7. Que signifie » être témoins » ? Que signifie « rendre témoignage » ? Cela signifie : s’unir au Christ pour » voir le Père » (cf. Jn 14, 9) en lui et par lui. Mais en même temps, « être témoin » et « rendre témoignage » signifie « lire dans le Christ le mystère de l’homme. » Cela signifie « être humain » : lire en lui le sens et la signification de sa propre humanité, « puiser en lui » sous l’action de l’Esprit de Vérité, qui à son tour « puise » continuellement en lui (cf. Jn 16, 13-15). Le Christ, dans son humanité unique et irremplaçable, est un don pour tous. Il n’est pas seulement le « miroir » dans lequel l’être humain peut voir l’humanité déifiée, mais aussi un don qui déifie l’humanité de ceux qui l’accueillent. Ainsi, en vertu de l’Esprit Saint, nous devenons « fils dans le Fils »
8. Par conséquent, « être témoin » du Christ signifie « puiser dans sa plénitude » ; entrer en quelque sorte dans cette Divinité-Humanité qui, avec lui, est devenue « le chemin, la vérité et la vie » (cf. Jn 14,6) de l’histoire humaine, et découvrir à partir de lui une nouvelle maturité de sa propre humanité, de sa propre personne. Dans ce processus de transformation, la personne ne se perd pas elle-même, ni son humanité, ni sa dimension propre ; au contraire, elle trouve cette humanité et sa juste dimension. La mesure de l’humanité n’est-elle pas réellement « l’image et la ressemblance » de Dieu lui-même ?
Le Christ, une fois pour toutes et pour tous, est devenu une « pierre angulaire » de la réalisation effective de cette dimension fondamentale de l’humanité par l’Esprit de Vérité.
9. À la question : » Maître, quelle bonne action dois-je faire pour avoir la vie éternelle ? « , il répond : » Observe les commandements. » En effet, la dimension propre de l’humanité est le bien moral, la vertu (comme antithèse du mal, du péché). A la question : » Que me manque-t-il encore ? « , il répond : » Suis-moi » (cf. Mt 19, 21). Cette réponse évangélique, aussi bien la première que la seconde, est toujours d’une grande actualité. Elle a une validité universelle. Elle est supra-temporelle et en même temps concrète. Chacun, guidé par sa conscience, peut se l’appliquer à lui-même. Des personnes de tout âge, de toute éducation, de tout statut et de toute profession peuvent le faire. Elle parle aux jeunes et aux adultes mûrs, ainsi qu’aux personnes marquées par la vie, aux personnes âgées et aux malades.

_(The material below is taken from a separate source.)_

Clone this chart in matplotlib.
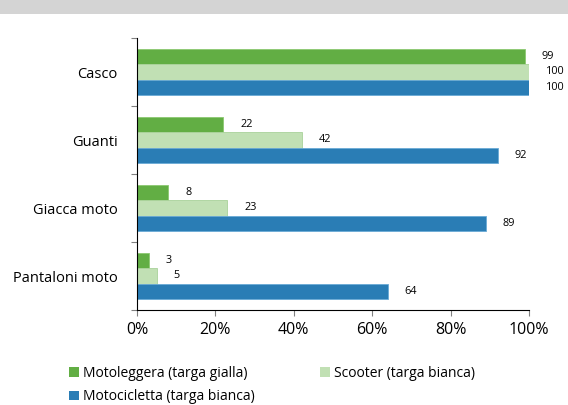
import matplotlib
matplotlib.use("Agg")
import matplotlib.pyplot as plt
import numpy as np
from matplotlib.patches import Rectangle, Patch

categories = ["Casco", "Guanti", "Giacca moto", "Pantaloni moto"]
motoleggera = [99, 22, 8, 3]
scooter = [100, 42, 23, 5]
motocicletta = [100, 92, 89, 64]
series_names = ["Motoleggera (targa gialla)", "Scooter (targa bianca)", "Motocicletta (targa bianca)"]
xtick_vals = [0, 20, 40, 60, 80, 100]

colors = ["#62ae44", "#c1e0b4", "#2a7db5"]
edges = ["#8cc870", "#a9d29a", "#6aaad6"]

plt.rcParams['font.family'] = ['Open Sans', 'DejaVu Sans']

fig = plt.figure(figsize=(5.68, 4.05), dpi=100)
fig.patches.append(Rectangle((0, 1 - 14/405), 1, 14/405, transform=fig.transFigure,
                             facecolor="#d4d4d4", edgecolor="none", zorder=0))
ax = fig.add_axes([137/568, 1 - 310/405, (529-137)/568, (310-38)/405])

y = np.arange(len(categories))
h = 0.225
series = [motoleggera, scooter, motocicletta]
offsets = [-h, 0, h]
for vals, off, c, ec in zip(series, offsets, colors, edges):
    ax.barh(y + off, vals, height=h, color=c, edgecolor=ec, linewidth=0.6)
    for yi, v in zip(y, vals):
        ax.text(v + 4.3, yi + off, str(v), va='center', ha='left', fontsize=7.8, color='black')

ax.set_ylim(len(categories) - 0.5, -0.5)
ax.set_xlim(0, 100)
ax.set_yticks(y)
ax.set_yticklabels(categories, fontsize=10.5)
ax.tick_params(axis='y', which='major', length=0, pad=14)
ax.set_yticks(np.arange(-0.5, len(categories)), minor=True)
ax.tick_params(axis='y', which='minor', length=4, color='#808080', width=0.8)
ax.set_xticks(xtick_vals)
ax.set_xticklabels([f"{v}%" for v in xtick_vals], fontsize=11.5)
ax.tick_params(axis='x', length=4, color='#808080', width=0.8, pad=5)
for s in ['top', 'right']:
    ax.spines[s].set_visible(False)
for s in ['left', 'bottom']:
    ax.spines[s].set_color('black')
    ax.spines[s].set_linewidth(0.8)

order = [0, 2, 1]
handles = [Patch(facecolor=colors[i], edgecolor='none') for i in order]
labels = [series_names[i] for i in order]
fig.legend(handles, labels, loc='upper left', bbox_to_anchor=(62/568, 1 - 359/405),
           ncol=2, frameon=False, fontsize=10, handlelength=0.7, handleheight=0.7,
           handletextpad=0.3, columnspacing=4.7, labelspacing=0.6, borderpad=0)

fig.savefig("out.png", dpi=100)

Dans cette réponse, le Christ « révèle l’homme à lui-même » ou plutôt confirme
l’humanité à travers la vertu morale qui est fondamentale pour chaque individu. Le message du Christ au monde englobe tout ce qui est humainement vrai, bon et beau. Il se réfère à tous les domaines de la moralité humaine et de la créativité humaine.
10. La réponse, cependant, ne se limite pas à cette seule dimension. Lorsque le Christ dit aux apôtres et par conséquent à tous ses autres disciples de génération en génération : » vous serez mes témoins » (cf. Ac 1, 8), il indique une autre dimension. Il s’agit de la dimension sacramentelle par laquelle le Christ lui-même agit dans un être humain qui s’ouvre à son action dans la puissance de l’Esprit de Vérité.
« Puisque l’Église est dans le Christ comme un sacrement . . d’une union très étroite avec Dieu et de l’unité de tout le genre humain » (LG, 1.1), c’est dans cette Église que le Christ agit encore à travers les sacrements de notre foi : du baptême au sacrement de la confirmation, de l’eucharistie au sacrement de la réconciliation (ou pénitence) et à l’onction des malades, en passant par le sacerdoce et le mariage ; il crée toujours les conditions pour que l’être humain apprenne la plénitude de son humanité. En même temps, il crée les conditions pour réaliser la mission apostolique : » Vous serez mes témoins « . Que cette mission se réalise dans les moments variés de la vie chrétienne, dans les différents contextes et vocations. Qu’elle se réalise à travers la richesse et la multiplicité des dons : « Chacun reçoit de Dieu un don… son propre don » (cf. LG, 2, 11-12).